We prefer to adjudge by motives wherever these are available. The mere facts of the event are inadequate: so and so killed so and so—very well! But why? – was it out of jealousy? rage? insanity? Perchance it was an accident? a mistake? We feel we commit an injustice, not merely to the person accused, but to ourselves also if we pass a verdict afore learning the motivation. Yet how much injustice is there still in this postponed resolution! And how we clamor to learn the so-called ‘facts’ of the matter as quickly as possible in order to bring down the gavel posthaste on the mock tribunals conducted in our cafés and reading rooms! And does one not see that there is as much elevation of power in finding innocent as in finding guilty?
The reader will forgive the previous digression. We are trying to gather together a body of evidence and skepticism to set against the quotidian simplicity that predominates everywhere human action and behavior are assessed and graded on a moral-ethical scale. One should like to know whence comes the standard for this evaluation of action, this ‘moral yardstick’ as it were—such is surely beyond the scope of the present paper.
Of what then can one be certain? One knows. Further: one knows that one knows. One wills. Further: one knows that one wills, although one certainly does not will what one wills, that is to say, one does what one wills necessarily and without alternative. But can it be said that a man knows what he wills? In the last resort, he does not knowuntil the definite act of willing takes place, id est, until he acts. But again the skeptical reproach encroaches—how is one to segregate out the visible instances of willing from the invisible, to tell apart his flying into a rage and his remaining placid in the teeth of rising ire? Or to give a still more striking example, how is the willing which operates the circulatory system distinguished from that which impels one to look in the direction of a sudden noise, or again from that willing which incites one to methodically plan and execute a murder? From the physiological perspective one might reply: ‘the circulatory system functions by means of a carefully ordered firing of electrical synapses in the heart and arteries.’ What then, pray tell, does the abstract consciousness function by means of, if not nervous synapses? Really he is gravely mistaken who believes that scanning the living brain will give insight into the modus operandi of that organ; at best, it may yield the more or less exact geography of certain cognitive processes. This is analogous to knowing when and where a natural phenomenon (say rainfall) takes place, but not why. This incompleteness of comprehension exposes one to a nightmare of cum and post hoc confusion.

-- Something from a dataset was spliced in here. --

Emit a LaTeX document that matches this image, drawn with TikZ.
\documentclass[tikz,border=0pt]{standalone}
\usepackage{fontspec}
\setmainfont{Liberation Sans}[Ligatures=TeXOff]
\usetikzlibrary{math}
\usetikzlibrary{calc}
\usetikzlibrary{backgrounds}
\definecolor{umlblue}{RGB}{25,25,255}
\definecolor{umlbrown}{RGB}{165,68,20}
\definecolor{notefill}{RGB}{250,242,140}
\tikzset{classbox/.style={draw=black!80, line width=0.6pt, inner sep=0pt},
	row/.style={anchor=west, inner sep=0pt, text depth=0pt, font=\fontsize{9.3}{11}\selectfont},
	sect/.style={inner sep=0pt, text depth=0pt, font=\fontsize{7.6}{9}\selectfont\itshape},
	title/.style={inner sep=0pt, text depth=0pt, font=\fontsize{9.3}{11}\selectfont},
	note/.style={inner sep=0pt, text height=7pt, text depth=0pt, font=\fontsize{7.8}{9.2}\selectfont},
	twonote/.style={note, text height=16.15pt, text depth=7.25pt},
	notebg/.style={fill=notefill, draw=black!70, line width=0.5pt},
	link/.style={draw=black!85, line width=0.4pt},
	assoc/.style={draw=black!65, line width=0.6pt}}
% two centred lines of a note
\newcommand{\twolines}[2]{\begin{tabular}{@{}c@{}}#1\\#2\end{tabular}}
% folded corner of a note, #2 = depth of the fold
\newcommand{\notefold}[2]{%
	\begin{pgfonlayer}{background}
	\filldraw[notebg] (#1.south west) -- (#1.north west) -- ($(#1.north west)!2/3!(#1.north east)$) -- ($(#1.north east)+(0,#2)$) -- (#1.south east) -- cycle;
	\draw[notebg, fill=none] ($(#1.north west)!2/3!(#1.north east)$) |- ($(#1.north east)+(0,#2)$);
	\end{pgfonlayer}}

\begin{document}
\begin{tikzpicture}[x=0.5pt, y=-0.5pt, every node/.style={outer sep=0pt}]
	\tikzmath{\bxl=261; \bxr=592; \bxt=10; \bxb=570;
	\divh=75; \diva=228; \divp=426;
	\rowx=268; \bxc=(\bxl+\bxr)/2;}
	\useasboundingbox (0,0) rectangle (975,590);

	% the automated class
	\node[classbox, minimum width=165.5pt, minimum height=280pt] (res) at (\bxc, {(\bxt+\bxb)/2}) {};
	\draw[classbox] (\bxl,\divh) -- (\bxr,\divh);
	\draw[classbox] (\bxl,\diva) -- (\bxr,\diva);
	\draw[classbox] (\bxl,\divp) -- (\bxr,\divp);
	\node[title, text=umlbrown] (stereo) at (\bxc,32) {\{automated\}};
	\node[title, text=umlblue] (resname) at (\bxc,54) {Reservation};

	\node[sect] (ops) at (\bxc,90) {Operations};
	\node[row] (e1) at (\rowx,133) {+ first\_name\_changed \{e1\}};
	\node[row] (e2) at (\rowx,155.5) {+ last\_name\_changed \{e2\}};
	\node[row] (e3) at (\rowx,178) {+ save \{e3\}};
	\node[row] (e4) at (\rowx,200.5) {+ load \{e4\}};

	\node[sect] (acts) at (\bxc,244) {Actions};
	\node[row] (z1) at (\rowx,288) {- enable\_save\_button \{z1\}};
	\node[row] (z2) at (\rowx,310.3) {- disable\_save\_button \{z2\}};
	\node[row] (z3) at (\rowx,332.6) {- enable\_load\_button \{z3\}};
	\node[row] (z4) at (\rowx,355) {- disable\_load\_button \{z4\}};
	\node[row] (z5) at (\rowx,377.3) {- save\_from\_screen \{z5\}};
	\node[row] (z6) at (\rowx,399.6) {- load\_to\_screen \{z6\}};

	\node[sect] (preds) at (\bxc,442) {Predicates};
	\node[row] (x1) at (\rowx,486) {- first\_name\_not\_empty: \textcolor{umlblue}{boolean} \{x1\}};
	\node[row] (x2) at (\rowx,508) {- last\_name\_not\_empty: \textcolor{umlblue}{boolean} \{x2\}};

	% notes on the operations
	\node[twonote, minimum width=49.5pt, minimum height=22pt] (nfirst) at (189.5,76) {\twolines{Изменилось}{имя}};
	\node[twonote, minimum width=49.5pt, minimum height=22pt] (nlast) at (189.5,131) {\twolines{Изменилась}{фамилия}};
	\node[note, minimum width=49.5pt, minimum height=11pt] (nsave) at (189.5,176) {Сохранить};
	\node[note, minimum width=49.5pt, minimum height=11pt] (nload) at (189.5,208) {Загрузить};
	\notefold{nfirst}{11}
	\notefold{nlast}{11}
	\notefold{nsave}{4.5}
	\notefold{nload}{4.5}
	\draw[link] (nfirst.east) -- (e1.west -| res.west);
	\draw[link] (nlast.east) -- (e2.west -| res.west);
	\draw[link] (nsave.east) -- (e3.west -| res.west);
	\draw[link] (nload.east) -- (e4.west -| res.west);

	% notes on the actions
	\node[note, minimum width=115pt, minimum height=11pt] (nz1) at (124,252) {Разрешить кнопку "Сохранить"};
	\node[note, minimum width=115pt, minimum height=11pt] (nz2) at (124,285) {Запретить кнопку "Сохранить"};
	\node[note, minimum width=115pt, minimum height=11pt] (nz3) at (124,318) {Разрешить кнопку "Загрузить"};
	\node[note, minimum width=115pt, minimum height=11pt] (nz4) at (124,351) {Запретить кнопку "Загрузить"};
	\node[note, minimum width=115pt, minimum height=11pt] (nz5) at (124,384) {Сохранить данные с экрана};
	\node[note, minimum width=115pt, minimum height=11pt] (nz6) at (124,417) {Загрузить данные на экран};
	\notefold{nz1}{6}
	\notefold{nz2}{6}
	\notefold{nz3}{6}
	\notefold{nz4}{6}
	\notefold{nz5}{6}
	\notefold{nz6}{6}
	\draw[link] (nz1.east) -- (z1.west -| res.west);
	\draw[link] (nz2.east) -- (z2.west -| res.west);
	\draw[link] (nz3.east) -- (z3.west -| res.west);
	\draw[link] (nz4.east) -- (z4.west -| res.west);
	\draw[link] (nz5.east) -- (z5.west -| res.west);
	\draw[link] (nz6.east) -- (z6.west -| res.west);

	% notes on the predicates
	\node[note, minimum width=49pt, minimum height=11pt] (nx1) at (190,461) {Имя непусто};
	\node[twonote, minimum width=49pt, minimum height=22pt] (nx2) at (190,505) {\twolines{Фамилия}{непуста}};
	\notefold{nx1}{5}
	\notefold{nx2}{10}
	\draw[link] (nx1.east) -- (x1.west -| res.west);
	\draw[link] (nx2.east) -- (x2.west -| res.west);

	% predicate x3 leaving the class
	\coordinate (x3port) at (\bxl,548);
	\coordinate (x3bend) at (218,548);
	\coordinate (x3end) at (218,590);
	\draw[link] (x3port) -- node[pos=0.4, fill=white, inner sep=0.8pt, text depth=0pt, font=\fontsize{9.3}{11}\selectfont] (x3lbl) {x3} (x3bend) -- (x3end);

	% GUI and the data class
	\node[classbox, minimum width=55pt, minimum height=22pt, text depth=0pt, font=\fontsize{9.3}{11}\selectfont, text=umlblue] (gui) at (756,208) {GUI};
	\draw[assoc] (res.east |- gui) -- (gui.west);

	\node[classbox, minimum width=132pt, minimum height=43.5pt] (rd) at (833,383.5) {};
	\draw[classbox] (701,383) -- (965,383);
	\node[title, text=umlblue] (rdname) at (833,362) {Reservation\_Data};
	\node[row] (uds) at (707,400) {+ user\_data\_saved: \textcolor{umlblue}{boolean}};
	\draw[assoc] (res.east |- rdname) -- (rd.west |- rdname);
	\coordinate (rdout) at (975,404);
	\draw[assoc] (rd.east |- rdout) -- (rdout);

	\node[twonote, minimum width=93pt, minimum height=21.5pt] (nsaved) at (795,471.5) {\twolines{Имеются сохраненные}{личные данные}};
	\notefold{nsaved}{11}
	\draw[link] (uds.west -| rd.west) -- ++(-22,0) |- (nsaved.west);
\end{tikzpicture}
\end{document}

Let us step back for a moment. We know that the appearance of a certain object produces in us a certain effect, and this with a decent reliability. The loud buzzing of an insect immediately beside our ear excites instant annoyance, and we quickly swat it away. Likewise and despite being significantly more abstract, the embrace of our lover floods us with warm feeling and we eagerly reciprocate in kind. Now it will be observed that every definite instance of willing is related to and directed at some perceived or imagined object situated outside the subject, and consequently this willing is inconceivable and quite impossible without the exact object which generates the motive that brings it about. Experience for its part leads us to suspect and assume defined motives behind the actions of others, and in point of fact we find an action at once intelligible when the motive has been disclosed to us. But this is the whole problem I am driving at.
We give and receive explanation of and for human action in the language and symbolism of motives—yet what proof have we that that mode of reckoning constitutes anything more than an exegesis, a popular interpretation of the phenomena therewith accounted for? Are we not again donning the robes of the vindictive priest when we accept and compel others to accept this form of ultimately shallow and insubstantial explanation of human action, or if not putting them on ourselves, setting up the conditions under which inimical natures will be enticed to put them on and play the part of this same priest? Do not men hang for their actions still today? Someone is judging here,someone is foisting a canon of responsibility and accountability onto man’s actions—do I need to say who it is I fear is in charge nowadays? Are we to believe he understands the truth behinds what he praises and castigates? that he is the arbiter of truthfulness? No, a thousand times no! For how are we to expect him to discern the truth there where the very individuals he is tasked with evaluating do not know the truth of their own actions, actions for which they are forced to stand trial? One anticipates the lie—one does not anticipate the incapacity to know and tell the truth. One trusts, howsoever abstractly, the law of causation–: one never thinks to ask after its credentials. Or one is so arrogant as to imagine one can know causality down to the minutest detail -- here is our priest in pure form.
One asks about the importance of truthfulness—I deny the very possibility of truthfulness with regard to human action. –What? is every exposition of an action and every historical account implied to carry a profound untruthfulness in its heart? Is untruthfulness now understood to be precisely this heart? Final implication: the inescapablenecessity of untruthfulness for the account of human action as we demand it everywhere and from everyone. To learn the truth it is first necessary to dispense with the presumption that we have previously divined it; then we can give up demanding it as we have (falsely) done hitherto; and at last we may engender the conditions which will admit of a new and perhaps better account of human word and deed. In any event, truth travels today with a yellow passport:—we in philosophy still harbour suspicions about it.